Além das denúncias (justificáveis ou não) em suas fotos, as travestis e transexuais também passam por outro inconveniente no Facebook: a questão do nome social versus nome civil. A rede de Zuckerberg exige que seus usuários se cadastrem com seu nome “verdadeiro”, ou seja, o nome de registro, podendo adicionar seus apelidos em outro campo. No entanto, para pessoas que não se identificam com aquele nome do registro civil essa regra do Facebook traz bastante constrangimento.

Ledah Martins contou que o Facebook já exigiu que a transexual alterasse seu sobrenome, que era artístico, restando a opção de colocar o sobrenome que consta na sua certidão de nascimento. Dorothy Lavigne ainda não passou por essa situação, mas disse que, assim que o Facebook decidir que seu nome deve ser alterado para o nome “real”, abandonará a rede social, uma vez que seu nome escolhido é seu nome real, conforme sua identidade transexual. Já Íka Carneiro não passou por esse problema, pois seu nome social é parte do nome de registro. Íka julga ser incoerente a obrigatoriedade de utilizar o nome civil na rede social, uma vez que as pessoas trans estão constantemente enfrentando a necessidade de se afirmarem em todos os espaços da sociedade, inclusive o virtual.

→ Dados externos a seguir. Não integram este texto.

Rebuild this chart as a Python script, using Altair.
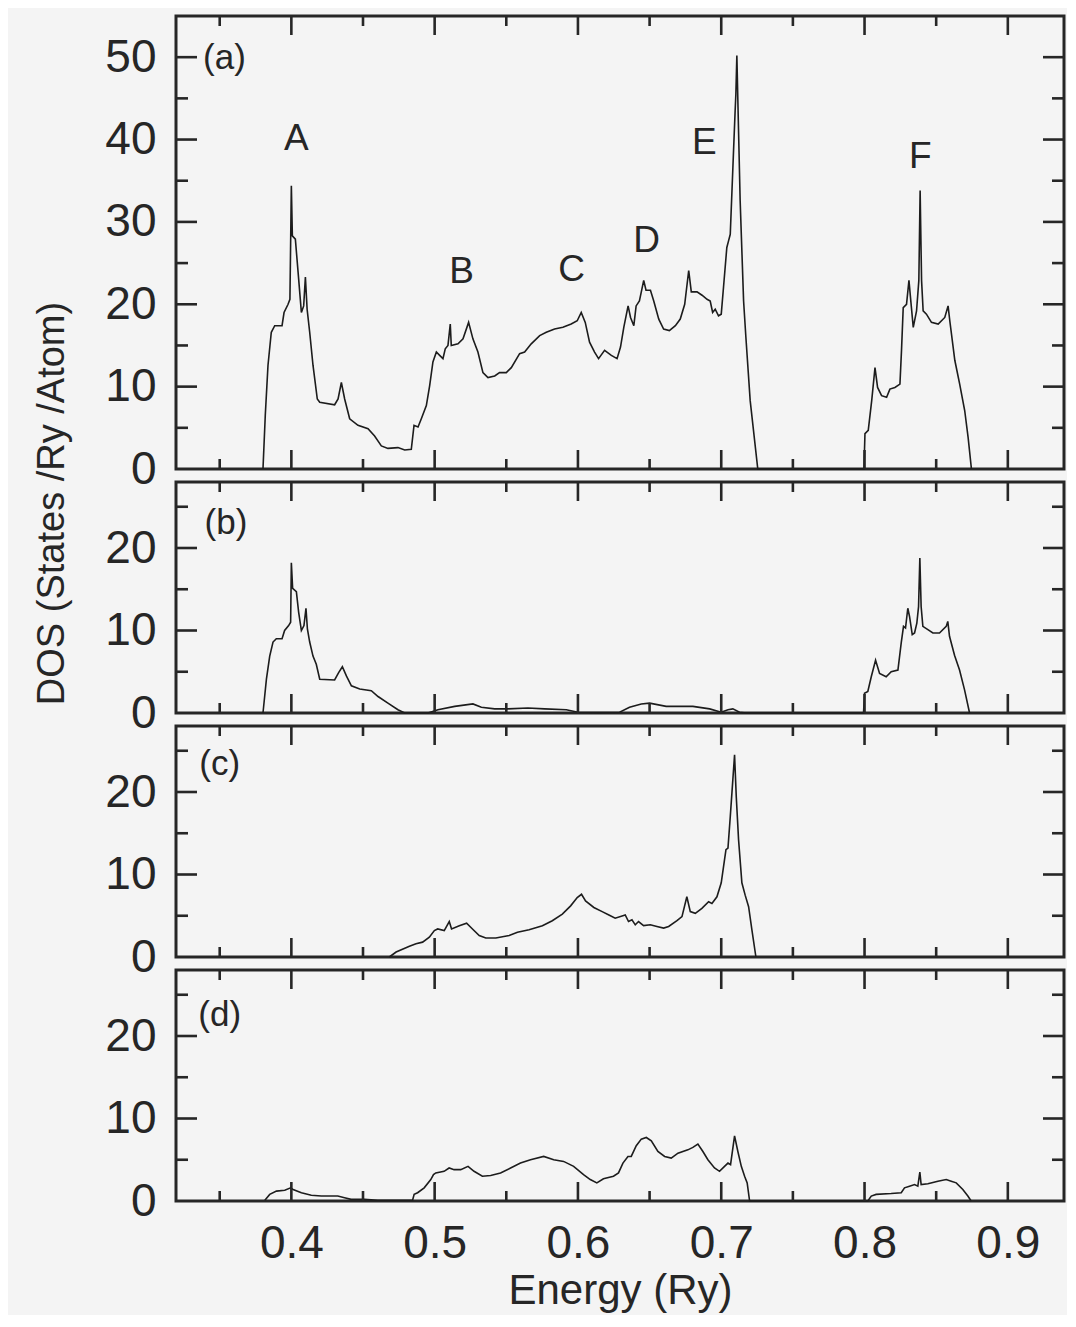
import altair as alt
import pandas as pd

FONT = "Liberation Sans"
INK = "#262626"
LINE = "#1c1c1c"
BG = "#f4f4f4"

X_DOMAIN = [0.3195, 0.9392]
W = 888
H_TOP = 453
H_SUB = 231

# ---------------- data ----------------
# (a) total DOS
a_e = [0.3802, 0.3818, 0.3837, 0.386, 0.3884, 0.3935, 0.3949, 0.3977, 0.399, 0.400,
       0.4007, 0.4028, 0.4047, 0.407, 0.4086, 0.4098, 0.411, 0.4128, 0.4151, 0.4181,
       0.4198, 0.4302, 0.4326, 0.4349, 0.4372, 0.4407, 0.4465, 0.4535, 0.4581, 0.4628,
       0.4674, 0.4744, 0.4791, 0.4837, 0.4856, 0.4884, 0.4907, 0.4942, 0.4965, 0.4988,
       0.5012, 0.5035, 0.5058, 0.5074, 0.5093, 0.5109, 0.5116, 0.5163, 0.5198, 0.5237,
       0.5267, 0.5302, 0.5337, 0.5372, 0.5419, 0.5453, 0.55, 0.5535, 0.5593, 0.5628,
       0.5674, 0.5733, 0.5779, 0.5837, 0.5895, 0.5953, 0.5995, 0.6023, 0.6051, 0.6081,
       0.6116, 0.6144, 0.6186, 0.6233, 0.6273, 0.6297, 0.632, 0.635, 0.6367, 0.639,
       0.6406, 0.6429, 0.6459, 0.6475, 0.6506, 0.6529, 0.6564, 0.6598, 0.6638, 0.668,
       0.6714, 0.6745, 0.6773, 0.6791, 0.6831, 0.6866, 0.6901, 0.6923, 0.694, 0.6958,
       0.6981, 0.7, 0.7016, 0.7039, 0.7051, 0.7063, 0.7086, 0.7097, 0.7102, 0.7109,
       0.7116, 0.7132, 0.7156, 0.7172, 0.7202, 0.7255, 0.7996, 0.8003, 0.8026, 0.805,
       0.8073, 0.8091, 0.8119, 0.8154, 0.8177, 0.8212, 0.8247, 0.8258, 0.827, 0.8293,
       0.831, 0.8324, 0.834, 0.8363, 0.8379, 0.8388, 0.8398, 0.8409, 0.8432, 0.8467,
       0.8514, 0.856, 0.8583, 0.8595, 0.863, 0.8664, 0.8699, 0.8723, 0.8746]
a_d = [0, 6.5, 12.6, 16.6, 17.4, 17.4, 19.0, 20.0, 20.6, 34.4,
       28.3, 27.9, 23.9, 19.0, 19.8, 23.3, 19.4, 16.6, 12.6, 8.5,
       8.1, 7.8, 8.5, 10.5, 8.5, 6.1, 5.3, 4.9, 4.0, 2.8,
       2.5, 2.6, 2.3, 2.4, 5.3, 5.1, 6.1, 7.7, 10.1, 13.0,
       14.2, 13.8, 13.4, 14.6, 15.0, 17.6, 15.0, 15.2, 15.8, 17.8,
       15.8, 14.2, 11.7, 11.1, 11.3, 11.7, 11.7, 12.3, 14.0, 14.2,
       15.2, 16.2, 16.6, 17.0, 17.2, 17.6, 18.0, 19.0, 17.8, 15.4,
       14.2, 13.4, 14.4, 13.8, 13.4, 14.8, 17.2, 19.8, 18.4, 17.4,
       19.8, 20.4, 22.9, 21.7, 21.7, 20.4, 18.2, 17.0, 16.8, 17.4,
       18.2, 20.0, 24.1, 21.5, 21.5, 21.1, 20.6, 20.4, 19.0, 19.4,
       18.6, 18.8, 22.1, 26.9, 27.7, 28.5, 38.7, 43.5, 45.5, 50.2,
       44.7, 32.6, 20.4, 16.0, 8.3, 0, 0, 4.3, 4.7, 8.3,
       12.3, 9.9, 8.9, 8.7, 9.7, 9.9, 10.3, 14.4, 19.6, 20.0,
       22.9, 20.2, 17.2, 19.2, 22.9, 33.8, 22.9, 19.2, 18.8, 17.8,
       17.6, 18.4, 19.8, 18.0, 13.2, 10.3, 7.1, 3.8, 0]

# (b)
b_e = [0.3802, 0.3826, 0.3849, 0.3872, 0.3895, 0.3935, 0.3953, 0.3981, 0.3995, 0.4,
       0.4009, 0.4035, 0.4051, 0.407, 0.4088, 0.4102, 0.4112, 0.4128, 0.4151, 0.4174,
       0.4198, 0.4302, 0.433, 0.4356, 0.4384, 0.4419, 0.4477, 0.4558, 0.4605, 0.4674,
       0.4744, 0.4791, 0.4953, 0.5023, 0.514, 0.5267, 0.5326, 0.5419, 0.5512, 0.5651,
       0.5767, 0.5919, 0.6, 0.6151, 0.6291, 0.636, 0.6442, 0.65, 0.6616, 0.6802,
       0.6919, 0.7, 0.7047, 0.7081, 0.7128, 0.7174, 0.7993, 0.8, 0.8023, 0.8047,
       0.8077, 0.8105, 0.8151, 0.8186, 0.8233, 0.8256, 0.8272, 0.8286, 0.8302, 0.8314,
       0.8333, 0.8349, 0.8365, 0.8377, 0.8386, 0.8395, 0.8407, 0.8442, 0.8477, 0.8523,
       0.857, 0.8581, 0.8593, 0.8628, 0.8663, 0.8698, 0.8733]
b_d = [0, 4.1, 6.9, 8.6, 9.0, 9.0, 10.0, 10.6, 11.0, 18.2,
       15.1, 14.7, 12.2, 10.0, 10.6, 12.7, 10.2, 8.6, 6.9, 5.9,
       4.1, 4.0, 4.9, 5.6, 4.5, 3.3, 2.9, 2.7, 2.0, 1.2,
       0.4, 0, 0, 0.4, 0.8, 1.1, 0.7, 0.5, 0.5, 0.6,
       0.5, 0.4, 0.1, 0.05, 0.1, 0.7, 1.1, 1.2, 0.8, 0.8,
       0.5, 0.1, 0.4, 0.5, 0.1, 0, 0, 2.4, 2.6, 4.4,
       6.4, 4.8, 4.4, 5.0, 5.2, 8.5, 10.5, 10.3, 12.7, 11.7,
       9.5, 9.7, 10.9, 12.9, 18.8, 12.9, 10.5, 10.1, 9.7, 9.7,
       10.5, 11.1, 9.3, 7.0, 5.2, 2.8, 0]

# (c)
c_e = [0.4684, 0.4731, 0.4824, 0.487, 0.4916, 0.4963, 0.4998, 0.5021, 0.5067, 0.5102,
       0.5118, 0.5172, 0.5223, 0.5264, 0.5311, 0.5357, 0.5427, 0.552, 0.5578, 0.5659,
       0.5752, 0.5821, 0.5891, 0.5949, 0.5995, 0.6025, 0.6053, 0.6111, 0.6169, 0.6216,
       0.626, 0.633, 0.6353, 0.6377, 0.64, 0.6423, 0.6458, 0.6505, 0.6551, 0.6598,
       0.6633, 0.6691, 0.6726, 0.676, 0.6784, 0.6819, 0.6865, 0.6912, 0.6935, 0.697,
       0.7, 0.7023, 0.7033, 0.7047, 0.7063, 0.7081, 0.7093, 0.7105, 0.7121, 0.7144,
       0.7167, 0.7191, 0.7214, 0.7242]
c_d = [0, 0.6, 1.3, 1.6, 1.8, 2.4, 3.2, 3.4, 3.2, 4.3,
       3.4, 3.8, 4.1, 3.4, 2.6, 2.3, 2.3, 2.6, 3.0, 3.3,
       3.8, 4.4, 5.2, 6.2, 7.2, 7.6, 6.8, 6.0, 5.5, 5.1,
       4.7, 5.1, 4.3, 4.5, 3.9, 4.3, 3.8, 3.9, 3.7, 3.5,
       3.7, 4.4, 4.9, 7.3, 5.5, 5.3, 5.9, 6.7, 6.5, 7.3,
       9.0, 11.8, 13.0, 13.2, 17.0, 21.5, 24.5, 19.4, 14.2, 9.0,
       7.5, 6.1, 3.3, 0]

# (d)
d_e = [0.3815, 0.3849, 0.3896, 0.3954, 0.3995, 0.4012, 0.407, 0.4139, 0.4209, 0.4324,
       0.4371, 0.4417, 0.451, 0.4603, 0.4846, 0.4857, 0.4881, 0.4927, 0.4973, 0.4992,
       0.5008, 0.5066, 0.5101, 0.5136, 0.5182, 0.5233, 0.5275, 0.5333, 0.5391, 0.546,
       0.553, 0.5599, 0.5669, 0.5761, 0.5831, 0.59, 0.597, 0.6039, 0.6086, 0.6132,
       0.6178, 0.6248, 0.6283, 0.6314, 0.6349, 0.6372, 0.6407, 0.6442, 0.6477, 0.6512,
       0.6558, 0.6605, 0.6651, 0.6698, 0.6767, 0.6802, 0.6837, 0.6872, 0.6907, 0.6953,
       0.6988, 0.7023, 0.7047, 0.7065, 0.7093, 0.7116, 0.714, 0.7163, 0.7181, 0.7198,
       0.8023, 0.8047, 0.8081, 0.8186, 0.8256, 0.8279, 0.8314, 0.8349, 0.8372, 0.8386,
       0.8395, 0.8442, 0.8512, 0.857, 0.8605, 0.864, 0.8686, 0.8721, 0.8744]
d_d = [0.1, 0.8, 1.2, 1.3, 1.6, 1.4, 1.0, 0.7, 0.6, 0.6,
       0.4, 0.2, 0.2, 0.1, 0.1, 0.8, 1.0, 1.6, 2.6, 3.2,
       3.4, 3.6, 4.0, 3.8, 3.8, 4.2, 3.6, 3.0, 3.1, 3.4,
       4.0, 4.6, 5.0, 5.4, 5.0, 4.8, 4.2, 3.2, 2.6, 2.2,
       2.7, 3.0, 3.4, 4.6, 5.4, 5.4, 6.7, 7.5, 7.7, 7.3,
       6.0, 5.4, 5.2, 5.8, 6.2, 6.5, 6.9, 6.0, 5.0, 4.0,
       3.6, 4.2, 4.6, 4.4, 7.9, 6.0, 4.2, 3.0, 2.2, 0,
       0, 0.6, 0.8, 0.9, 1.0, 1.6, 1.8, 2.0, 1.8, 3.5,
       2.0, 2.1, 2.4, 2.6, 2.4, 2.2, 1.4, 0.6, 0]

# peak letters in panel (a)
peak_text = ["A", "B", "C", "D", "E", "F"]
peak_e = [0.4035, 0.5188, 0.5956, 0.648, 0.6882, 0.839]
peak_y = [40.1, 23.9, 24.2, 27.7, 39.6, 37.9]

# panel tags
tag_text = ["(a)", "(b)", "(c)", "(d)"]
tag_e = [0.3533, 0.3544, 0.3500, 0.3500]
tag_y = [49.9, 23.0, 23.4, 22.6]

# axis tick values
x_major = [0.4, 0.5, 0.6, 0.7, 0.8, 0.9]
x_minor = [0.35, 0.45, 0.55, 0.65, 0.75, 0.85]
y_major_top = [10, 20, 30, 40, 50]
y_minor_top = [5, 15, 25, 35, 45]
y_major_sub = [10, 20]
y_minor_sub = [5, 15, 25]
y_labels_top = [0, 10, 20, 30, 40, 50]
y_labels_sub = [0, 10, 20]

X_MAJ, X_MIN, Y_MAJ, Y_MIN = 19, 10, 21, 12
TICK_W = 2.6


def xscale():
    return alt.Scale(domain=X_DOMAIN, nice=False, zero=False)


def yscale(ymax):
    return alt.Scale(domain=[0, ymax], nice=False, zero=False)


def panel(e, d, ymax, h, ymaj, ymin, ylabel_vals, tag_i, with_peaks=False,
          x_axis=False, y_title=False):
    df = pd.DataFrame({"Energy": e, "DOS": d})

    if x_axis:
        xax = alt.Axis(values=x_major, format=".1f", ticks=False,
                       domain=False, grid=False, labelFontSize=46, labelPadding=20,
                       labelFont=FONT, labelColor=INK, labelFlush=False,
                       title="Energy (Ry)", titleFontSize=42, titleFont=FONT,
                       titleFontWeight="normal", titleColor=INK, titlePadding=4)
    else:
        xax = None

    ykw = dict(values=ylabel_vals, ticks=False, domain=False, grid=False,
               labelFontSize=46, labelPadding=20, labelFont=FONT, labelColor=INK)
    if y_title:
        yax = alt.Axis(title="DOS (States /Ry /Atom)", titleFontSize=38, titleFont=FONT,
                       titleFontWeight="normal", titleColor=INK, titleAngle=270,
                       titleAlign="center", titleBaseline="alphabetic",
                       titleX=-113, titleY=21, **ykw)
    else:
        yax = alt.Axis(title=None, **ykw)

    # every layer carries the same axis definition so the shared axes merge cleanly
    def X(field):
        return alt.X(field, scale=xscale(), axis=xax)

    def Y(field):
        return alt.Y(field, scale=yscale(ymax), axis=yax)

    line = alt.Chart(df).mark_line(color=LINE, strokeWidth=1.6).encode(
        x=X("Energy:Q"), y=Y("DOS:Q"),
    )
    layers = [line]

    # inward ticks on the four sides of the frame
    for vals, length in ((x_major, X_MAJ), (x_minor, X_MIN)):
        base = alt.Chart(pd.DataFrame({"v": vals})).mark_rule(color=INK, strokeWidth=TICK_W)
        layers.append(base.encode(x=X("v:Q"), y=alt.value(h), y2=alt.value(h - length)))
        layers.append(base.encode(x=X("v:Q"), y=alt.value(0), y2=alt.value(length)))
    for vals, length in ((ymaj, Y_MAJ), (ymin, Y_MIN)):
        base = alt.Chart(pd.DataFrame({"v": vals})).mark_rule(color=INK, strokeWidth=TICK_W)
        layers.append(base.encode(y=Y("v:Q"), x=alt.value(0), x2=alt.value(length)))
        layers.append(base.encode(y=Y("v:Q"), x=alt.value(W), x2=alt.value(W - length)))

    tag_df = pd.DataFrame({"Energy": [tag_e[tag_i]], "DOS": [tag_y[tag_i]],
                           "t": [tag_text[tag_i]]})
    layers.append(
        alt.Chart(tag_df).mark_text(font=FONT, fontSize=35, color=INK,
                                    align="center", baseline="middle").encode(
            x=X("Energy:Q"), y=Y("DOS:Q"), text="t:N",
        )
    )
    if with_peaks:
        pk = pd.DataFrame({"Energy": peak_e, "DOS": peak_y, "t": peak_text})
        layers.append(
            alt.Chart(pk).mark_text(font=FONT, fontSize=37, color=INK,
                                    align="center", baseline="middle").encode(
                x=X("Energy:Q"), y=Y("DOS:Q"), text="t:N",
            )
        )
    return alt.layer(*layers).properties(width=W, height=h)


pa = panel(a_e, a_d, 55, H_TOP, y_major_top, y_minor_top, y_labels_top, 0, with_peaks=True)
pb = panel(b_e, b_d, 28, H_SUB, y_major_sub, y_minor_sub, y_labels_sub, 1, y_title=True)
pc = panel(c_e, c_d, 28, H_SUB, y_major_sub, y_minor_sub, y_labels_sub, 2)
pd_ = panel(d_e, d_d, 28, H_SUB, y_major_sub, y_minor_sub, y_labels_sub, 3, x_axis=True)

chart = alt.vconcat(
    pa, pb, pc, pd_,
    spacing=13,
    bounds="flush",
    padding={"left": 23, "top": 5, "right": 0, "bottom": 2},
    background=BG,
).configure_view(stroke=INK, strokeWidth=3)

chart.save("out.html", embed_options={"renderer": "svg", "actions": False})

A fim de combater os perfis “fake” que surgem diariamente na rede, o Facebook monitora os dados cadastrais dos usuários e, duvidando da veracidade de alguma informação (como o nome), exige que seja feita a alteração. No entanto, essa política acaba tratando pessoas trans e até mesmo artistas — como drag queens — como sendo perfis falsos. Ledah contou que alguns de seus amigos que performam na noite como drag queens acabaram aceitando usar no Facebook seus nomes de batismo, o que dificulta o acesso e a identificação de seu público, pois ninguém os conhece por “Marcelo” ou “Rodolfo”, mas sim pelos seus nomes extravagantes e, comumente, femininos. “Na minha opinião, é um desrespeito para com o trabalho desses artistas, mas, no caso de pessoas trans, essa regra já fere o respeito à sua identidade de gênero”, acredita. “Nome e gênero são algo pessoal que foge da decisão de terceiros. Cabe a nós mesmas definirmos ou não definirmos, se assim desejarmos”, conclui a futura psicóloga.